So then who is this God, whom we meet here “in the beginning”? Who is this God? The one who the ancient Hebrews worshiped? Who is this God? Who sends the Son, the Word into the world? Who is this God? Who we as Christians praise? And the answer is This God is the One who speaks into the chaos of pre-creation and the whole world comes to order; the lights come on, the turbulent waters are stilled, the land rises, the lights separate one from another, the day and the night become, plants grow, fish begin to swim, birds take flight, and creatures begin to creep along the ground. And then in one final act of creation, reaches down in the newly made dust of creation and forms humans, male and female God creates them.
The first thing this God does, though, is speak, and creation becomes. The Word of God makes things be- make them become. The waters calm, the lights shine, the seas part and everything that swims in sea, flies through the air, and all that moves along the ground fills the world. There was nothing but chaos and turmoil, God speaks and all becomes order and life. The Word of God is unleashed and the world, along with all that lives on it and in it, is. The God we meet in this first encounter is a God who speaks creation into existence. God speaks, and makes it so; God’s Word goes out and it is so. God speaks . . . creation happens. All that God says, is, and becomes. This speaking God we encounter in this passage is a creating God, a God who moves through God’s Word. God creates in God's speaking.

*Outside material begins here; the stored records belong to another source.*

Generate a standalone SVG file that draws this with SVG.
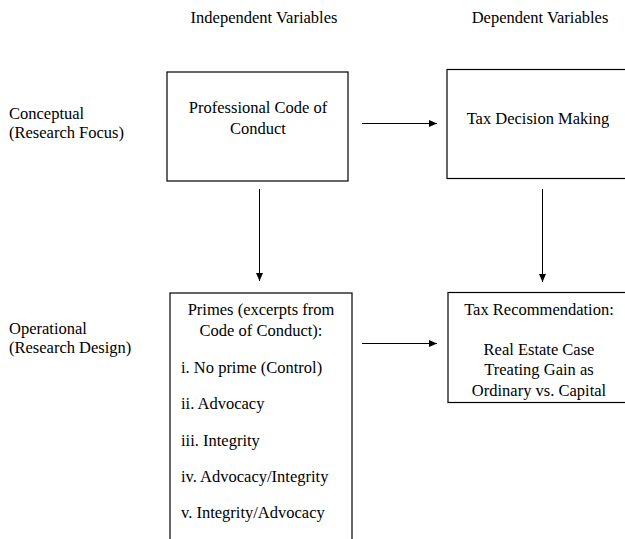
<svg xmlns="http://www.w3.org/2000/svg" width="625" height="539" viewBox="0 0 625 539">
<defs>
<marker id="ah" markerWidth="8" markerHeight="7" refX="8" refY="3.5" orient="auto" markerUnits="userSpaceOnUse">
<path d="M0,0 L8,3.5 L0,7 Z" fill="#000"/>
</marker>
<style>
text{font-family:"Liberation Serif","Times New Roman",serif;font-size:16.5px;fill:#000}
.c{text-anchor:middle}
.box{fill:#fff;stroke:#000;stroke-width:1.2}
.ln{stroke:#000;stroke-width:1;fill:none;marker-end:url(#ah)}
</style>
</defs>
<rect width="625" height="539" fill="#fff"/>
<g id="headers">
<text class="c" x="264" y="23">Independent Variables</text>
<text class="c" x="540" y="23">Dependent Variables</text>
</g>
<g id="rowlabels">
<text x="9" y="119">Conceptual</text>
<text x="9" y="138">(Research Focus)</text>
<text x="9" y="334">Operational</text>
<text x="9" y="353">(Research Design)</text>
</g>
<g id="code">
<rect class="box" x="167" y="72" width="181" height="109"/>
<text class="c" x="258" y="113">Professional Code of</text>
<text class="c" x="258" y="134">Conduct</text>
</g>
<g id="decision">
<rect class="box" x="447" y="69.5" width="190" height="109"/>
<text class="c" x="538" y="124">Tax Decision Making</text>
</g>
<g id="primes">
<rect class="box" x="170" y="293" width="182" height="260"/>
<text class="c" x="261" y="315">Primes (excerpts from</text>
<text class="c" x="261" y="336">Code of Conduct):</text>
<text x="181" y="373">i. No prime (Control)</text>
<text x="181" y="409">ii. Advocacy</text>
<text x="181" y="446">iii. Integrity</text>
<text x="181" y="482">iv. Advocacy/Integrity</text>
<text x="181" y="518">v. Integrity/Advocacy</text>
</g>
<g id="recommendation">
<rect class="box" x="448" y="292.5" width="190" height="110"/>
<text class="c" x="539" y="315">Tax Recommendation:</text>
<text class="c" x="539" y="355">Real Estate Case</text>
<text class="c" x="539" y="375">Treating Gain as</text>
<text class="c" x="539" y="396">Ordinary vs. Capital</text>
</g>
<g id="connectors">
<line class="ln" x1="362" y1="123.5" x2="437" y2="123.5"/>
<line class="ln" x1="362" y1="343.5" x2="437" y2="343.5"/>
<line class="ln" x1="259.5" y1="189" x2="259.5" y2="281"/>
<line class="ln" x1="542.5" y1="189" x2="542.5" y2="282"/>
</g>
</svg>
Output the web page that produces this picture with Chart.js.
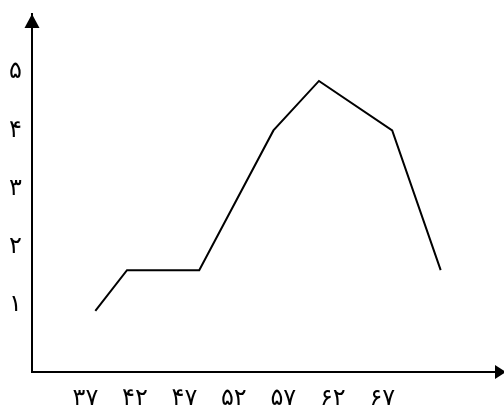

The creating God, is a God who speaks. But creation is not the only language God speaks. Not only does God speak creation, but God also speaks and names creation; the basic building blocks of our world. God names the day and the night. God names the sky, the land and the sea. God speaks and creates. God speaks and meaning is given. The Word of God brings light and brings order to that light by separating it from the darkness. God names the darkness night and the light is named day. There was nothing but the chaotic nothingness of pre-creation and then there was something and it was ordered, but not only was it ordered, but it had meaning. It had identity, it was day, it was night, it was something, and that something meant something, it had a name. They were not meaningless, nameless somethings that simply existed; they were something; day, night; land, sea. There was chaos and darkness and into the the chaos and darkness the Word of God brings order, and meaning, and identity. The basic building blocks of the natural world not only become, but immediately God gives that something value. God names.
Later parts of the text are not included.